I seem to remember, from a David Attenborough program, that some birds defend themselves by defecating on a predator.

This indeed suggests that they are able to control their toiletry functions and save the ammunition until it is most needed.

Having a sphincter is only part of the story though; it may be, for example, that the process of excretion (including relaxation of the sphincter to let it out) is more or less automatic or reflexive, triggered by nerves that detect the necessity.

The reason more bird shit accumulates under places where pigeons sit is not because they choose to crap only when they are there; it’s just that it gets concentrated in one spot because they spend time there; consider a lamp post with three pigeons sitting on it; after a minute, one flies off, but shortly afterwards, another one replaces it - so you might have three pigeons staying still within a ground footprint of maybe one square foot; it’s obvious that more crap is going to accumulate there than in the open, as long as the air above the open spot is not constantly populated with three pigeons per square foot of ground footprint
This sort of density does occur with pigeons and other birds (particularly starlings) when they are flocking to a roosting spot, and when it does occur, bird shit falls like rain.

In any case, if birds do actually have much possibility of restraint over their ecretory motions, they don’t often exercise it, and why should they? - you’re flying and you take a crap, or you’re sitting on a high branch and you take a crap; what difference does it make to you, the bird? You crapped and it was gone - that’s all you needed to happen.

Many animals hide or eject their feces as far as possible to avoid leaving telltale signs for predators, and have evolved elaborate physical mechanisms and/or behaviours to do so.
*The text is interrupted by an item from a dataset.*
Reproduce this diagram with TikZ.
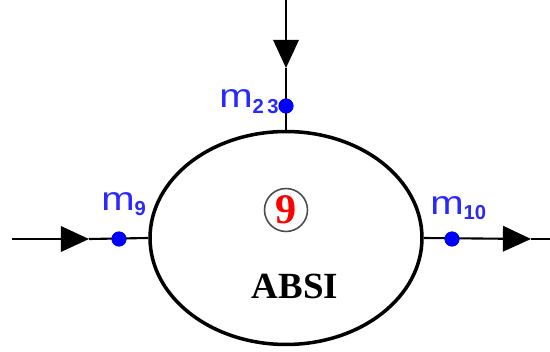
\documentclass[tikz,border=0pt]{standalone}
\usepackage{fontspec}
\setmainfont{Liberation Serif}
\newfontfamily\lblfont{Liberation Sans}
\usetikzlibrary{shapes.geometric,arrows.meta}
\definecolor{lblblue}{RGB}{40,40,255}
\newcommand{\mlab}[1]{\scalebox{1.2}[1]{m}\raisebox{-3pt}{\fontsize{11.5}{11.5}\bfseries\selectfont #1}}
\tikzset{
  flow/.style={line width=1.2pt},
  arr/.style={line width=1.2pt,-{Triangle[length=16pt,width=14.5pt]}},
  dotpt/.style={circle,fill=blue,inner sep=0pt,minimum size=8.5pt},
  mlabel/.style={text=lblblue,font=\lblfont\fontsize{19}{19}\selectfont,inner sep=0pt}
}
\begin{document}
\begin{tikzpicture}[x=0.02cm,y=-0.02cm]
\useasboundingbox (0,0) rectangle (550,351);
\node[ellipse,draw,line width=2pt,minimum width=5.44cm,minimum height=4.26cm,inner sep=0pt] (absi) at (286,238) {};
\node[circle,draw=black!70,line width=0.9pt,minimum size=0.86cm,inner sep=0pt,text=red,font=\bfseries\fontsize{24}{24}\selectfont] (n9) at (286,210) {9};
\node[font=\bfseries\fontsize{21}{21}\selectfont] (lbl) at (295,286) {ABSI};
% top
\coordinate (ts) at (286,0);
\coordinate (tt) at (286,68);
\node[dotpt] (d23) at (286,106) {};
\draw[arr] (ts) -- (tt);
\draw[flow] (tt) -- (absi.north);
\node[dotpt] at (d23) {};
\node[mlabel,anchor=base west] (l23) at (219,108) {\mlab{2\,3}};
% left
\coordinate (ls) at (12,239);
\coordinate (lt) at (89,239);
\node[dotpt] (d9) at (119,239) {};
\draw[arr] (ls) -- (lt);
\draw[flow] (lt) -- (absi.west);
\node[dotpt] at (d9) {};
\node[mlabel,anchor=base west] (l9) at (101,210) {\mlab{9}};
% right
\coordinate (rt) at (531,239);
\coordinate (re) at (550,239);
\node[dotpt] (d10) at (452,239) {};
\draw[arr] (absi.east) -- (rt);
\draw[flow] (rt) -- (re);
\node[dotpt] at (d10) {};
\node[mlabel,anchor=base west] (l10) at (430,214) {\mlab{10}};
\end{tikzpicture}
\end{document}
An area strewn with feces is like a giant flashing neon advertisement informing predators that prey lives in the area.

I don’t know if this is also the case with the birds you are talking about and their propensity to poop in water, but the explanation certainly makes sense: bird feces lingers on the surface of the ground a lot longer than it does on the surface of a lake or river.

I imagine most birds are capable of unloading in-flight. To provide a highly relevant anecdote, I had a startling experience with a seagull once a few years ago that conclusively proved that the little bastards were out to get me.
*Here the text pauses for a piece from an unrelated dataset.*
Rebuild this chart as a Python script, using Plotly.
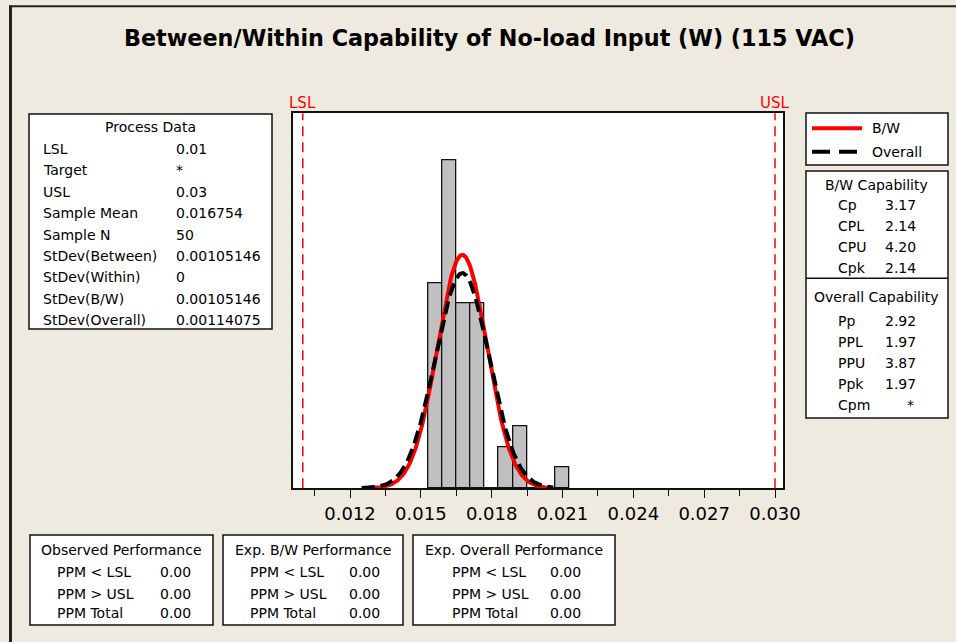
import numpy as np
import plotly.graph_objects as go

W, H = 956, 642
BG = "#EEEAE0"
FONT = "DejaVu Sans"

# Specification limits and process statistics
LSL = 0.01
USL = 0.03
TARGET = "*"
MEAN = 0.016754
N = 50
SD_BETWEEN = 0.00105146
SD_WITHIN = 0
SD_BW = 0.00105146
SD_OVERALL = 0.00114075

# Histogram of the measurements (bin centres and counts)
BIN_WIDTH = 0.0006
BIN_CENTERS = [0.0156, 0.0162, 0.0168, 0.0174, 0.0180, 0.0186, 0.0192, 0.0198, 0.0204, 0.0210]
BIN_COUNTS = [10, 16, 9, 9, 0, 2, 3, 0, 0, 1]

# Span over which the fitted normal curves are drawn
CURVE_MIN = 0.0125
CURVE_MAX = 0.0206

X_TICKS = [0.012, 0.015, 0.018, 0.021, 0.024, 0.027, 0.030]
X_MINOR_TICKS = [0.0105, 0.0135, 0.0165, 0.0195, 0.0225, 0.0255, 0.0285]

# Summary tables
PROCESS_LABELS = ["LSL", "Target", "USL", "Sample Mean", "Sample N",
                  "StDev(Between)", "StDev(Within)", "StDev(B/W)", "StDev(Overall)"]
PROCESS_VALUES = [f"{LSL:g}", TARGET, f"{USL:g}", f"{MEAN:g}", f"{N}",
                  f"{SD_BETWEEN:g}", f"{SD_WITHIN:g}", f"{SD_BW:g}", f"{SD_OVERALL:g}"]

BW_CAP_LABELS = ["Cp", "CPL", "CPU", "Cpk"]
BW_CAP_VALUES = ["3.17", "2.14", "4.20", "2.14"]
OV_CAP_LABELS = ["Pp", "PPL", "PPU", "Ppk", "Cpm"]
OV_CAP_VALUES = ["2.92", "1.97", "3.87", "1.97", "*"]

PERF_TITLES = ["Observed Performance", "Exp. B/W Performance", "Exp. Overall Performance"]
PERF_LABELS = ["PPM < LSL", "PPM > USL", "PPM Total"]
PERF_VALUES = [["0.00", "0.00", "0.00"],
               ["0.00", "0.00", "0.00"],
               ["0.00", "0.00", "0.00"]]


def fx(x):
    return x / W


def fy(y):
    return 1 - y / H


def normal_curve(sd):
    xs = np.linspace(CURVE_MIN, CURVE_MAX, 400)
    ys = N * BIN_WIDTH * np.exp(-0.5 * ((xs - MEAN) / sd) ** 2) / (sd * np.sqrt(2 * np.pi))
    return xs, ys


fig = go.Figure()

fig.add_trace(go.Bar(
    x=BIN_CENTERS, y=BIN_COUNTS, width=BIN_WIDTH,
    marker=dict(color="#C0C0C0", line=dict(color="#111111", width=1.3)),
    hoverinfo="skip",
))

xb, yb = normal_curve(SD_BW)
fig.add_trace(go.Scatter(x=xb, y=yb, mode="lines",
                         line=dict(color="#FF0000", width=4), hoverinfo="skip"))
xo, yo = normal_curve(SD_OVERALL)
fig.add_trace(go.Scatter(x=xo, y=yo, mode="lines",
                         line=dict(color="#000000", width=4, dash="13px,6px"), hoverinfo="skip"))

shapes = []
annotations = []


def text(x, y, s, size=14, anchor="left", color="black", bold=False, family=FONT):
    annotations.append(dict(
        x=fx(x), y=fy(y), xref="paper", yref="paper", text=(f"<b>{s}</b>" if bold else s),
        showarrow=False, xanchor=anchor, yanchor="middle",
        font=dict(family=family, size=size, color=color),
    ))


def box(x0, y0, x1, y1):
    shapes.append(dict(type="rect", xref="paper", yref="paper",
                       x0=fx(x0), x1=fx(x1), y0=fy(y1), y1=fy(y0),
                       fillcolor="white", line=dict(color="#111111", width=1.5)))


def hline(x0, x1, y, color, width, dash="solid"):
    shapes.append(dict(type="line", xref="paper", yref="paper",
                       x0=fx(x0), x1=fx(x1), y0=fy(y), y1=fy(y),
                       line=dict(color=color, width=width, dash=dash)))


# Window frame edges
shapes.append(dict(type="line", xref="paper", yref="paper", x0=fx(10.5), x1=fx(10.5),
                   y0=fy(5.5), y1=0, line=dict(color="#222222", width=3)))
shapes.append(dict(type="line", xref="paper", yref="paper", x0=fx(9), x1=1,
                   y0=fy(6.3), y1=fy(6.3), line=dict(color="#222222", width=2)))

# Specification limit lines
for v, name in [(LSL, "LSL"), (USL, "USL")]:
    shapes.append(dict(type="line", xref="x", yref="y domain", x0=v, x1=v, y0=0, y1=1,
                       line=dict(color="#FF0000", width=1.5, dash="10px,6px")))
    annotations.append(dict(x=v, y=fy(103), xref="x", yref="paper", text=name,
                            showarrow=False, xanchor="center", yanchor="middle",
                            font=dict(family=FONT, size=15, color="#FF0000")))

# Title
text(489, 37.5, "Between/Within Capability of No-load Input (W) (115 VAC)",
     size=22.3, anchor="center", bold=True)

# Process data table
box(29, 114, 272, 329)
text(150.5, 127, "Process Data", anchor="center")
for i, (lab, val) in enumerate(zip(PROCESS_LABELS, PROCESS_VALUES)):
    y = 149 + i * 21.4
    text(41, y, lab)
    text(174, y, val)

# Legend
box(806, 113, 948, 165)
hline(812, 862, 128.3, "#FF0000", 4)
text(870, 128, "B/W")
hline(812, 862, 151.7, "#000000", 4, dash="18px,9px")
text(870, 152, "Overall")

# Capability tables
box(806, 171, 948, 418)
hline(806, 948, 278.3, "#111111", 1.5)
text(876, 185, "B/W Capability", anchor="center")
for i, (lab, val) in enumerate(zip(BW_CAP_LABELS, BW_CAP_VALUES)):
    y = 204.5 + i * 21.3
    text(836, y, lab)
    text(882.5, y, val)
text(876, 296.7, "Overall Capability", anchor="center")
for i, (lab, val) in enumerate(zip(OV_CAP_LABELS, OV_CAP_VALUES)):
    y = 321 + i * 21
    text(836, y, lab)
    if val == "*":
        text(910, y, val, anchor="center")
    else:
        text(882.5, y, val)

# Performance tables
perf_boxes = [(30, 213, 55, 158), (223, 403, 248, 347), (413, 615, 450, 548)]
for (x0, x1, lx, vx), title, vals in zip(perf_boxes, PERF_TITLES, PERF_VALUES):
    box(x0, 535, x1, 625)
    text((x0 + x1) / 2, 550, title, anchor="center")
    for j, (lab, val) in enumerate(zip(PERF_LABELS, vals)):
        y = [571.7, 593.5, 613.3][j]
        text(lx, y, lab)
        text(vx, y, val)

fig.update_layout(
    width=W, height=H, autosize=False,
    margin=dict(l=0, r=0, t=0, b=0, pad=0),
    paper_bgcolor=BG, plot_bgcolor="white",
    showlegend=False, bargap=0,
    shapes=shapes, annotations=annotations,
    xaxis=dict(
        domain=[fx(293.3), fx(783.3)],
        range=[0.0095986, 0.0303515],
        automargin=False,
        tickvals=X_TICKS, ticktext=[f"{v:.3f}" for v in X_TICKS],
        ticks="outside", ticklen=8, tickwidth=1.3, tickcolor="#111111",
        minor=dict(tickvals=X_MINOR_TICKS,
                   ticks="outside", ticklen=6, tickwidth=1.3, tickcolor="#111111"),
        showline=True, linecolor="#111111", linewidth=1.5, mirror=True,
        showgrid=False, zeroline=False,
        tickfont=dict(family=FONT, size=18, color="black"),
    ),
    yaxis=dict(
        domain=[fy(488.3), fy(113.3)],
        range=[0, 18.28],
        automargin=False,
        showticklabels=False, ticks="",
        showline=True, linecolor="#111111", linewidth=1.5, mirror=True,
        showgrid=False, zeroline=False,
    ),
)

fig.write_html("out.html")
I had just pulled into the parking lot at my college and was getting my books together when I noticed a large seagull sitting on top of a light post nearby. As I started walking away from my car, it took off and started flying over me – something about this arrangement just didn’t feel right, so I stopped short and took a step back. At that very moment, the bird unleashed a veritable torrent of gooey white feces, which tumbled and splattered as it fell through the air, finally coating the ground (and a few nearby cars) in an improbably wide spray just a few feet away from me, and precisely centered on where I would have been if I hadn’t stopped walking.

I felt invincible for the rest of the day. :smiley:

I’ve heard this as well, but I remember hearing on some Animal Channel program about how pigeons, when they lift off, defecate in order to lighten themselves, so as to avoid predators who might be alerted to their presence on take-off but before they got up to speed.
If this is so, it’s a wonder Superman changed in a phonebooth and not in a port-a-potty, eh?

Shit-Propelled Vertical Takeoff.

I wonder if it’ll catch on.

Heck, I once saw a great blue heron poop about a quart of white stuff while flying. He could have taken out several cars if his aim had been better.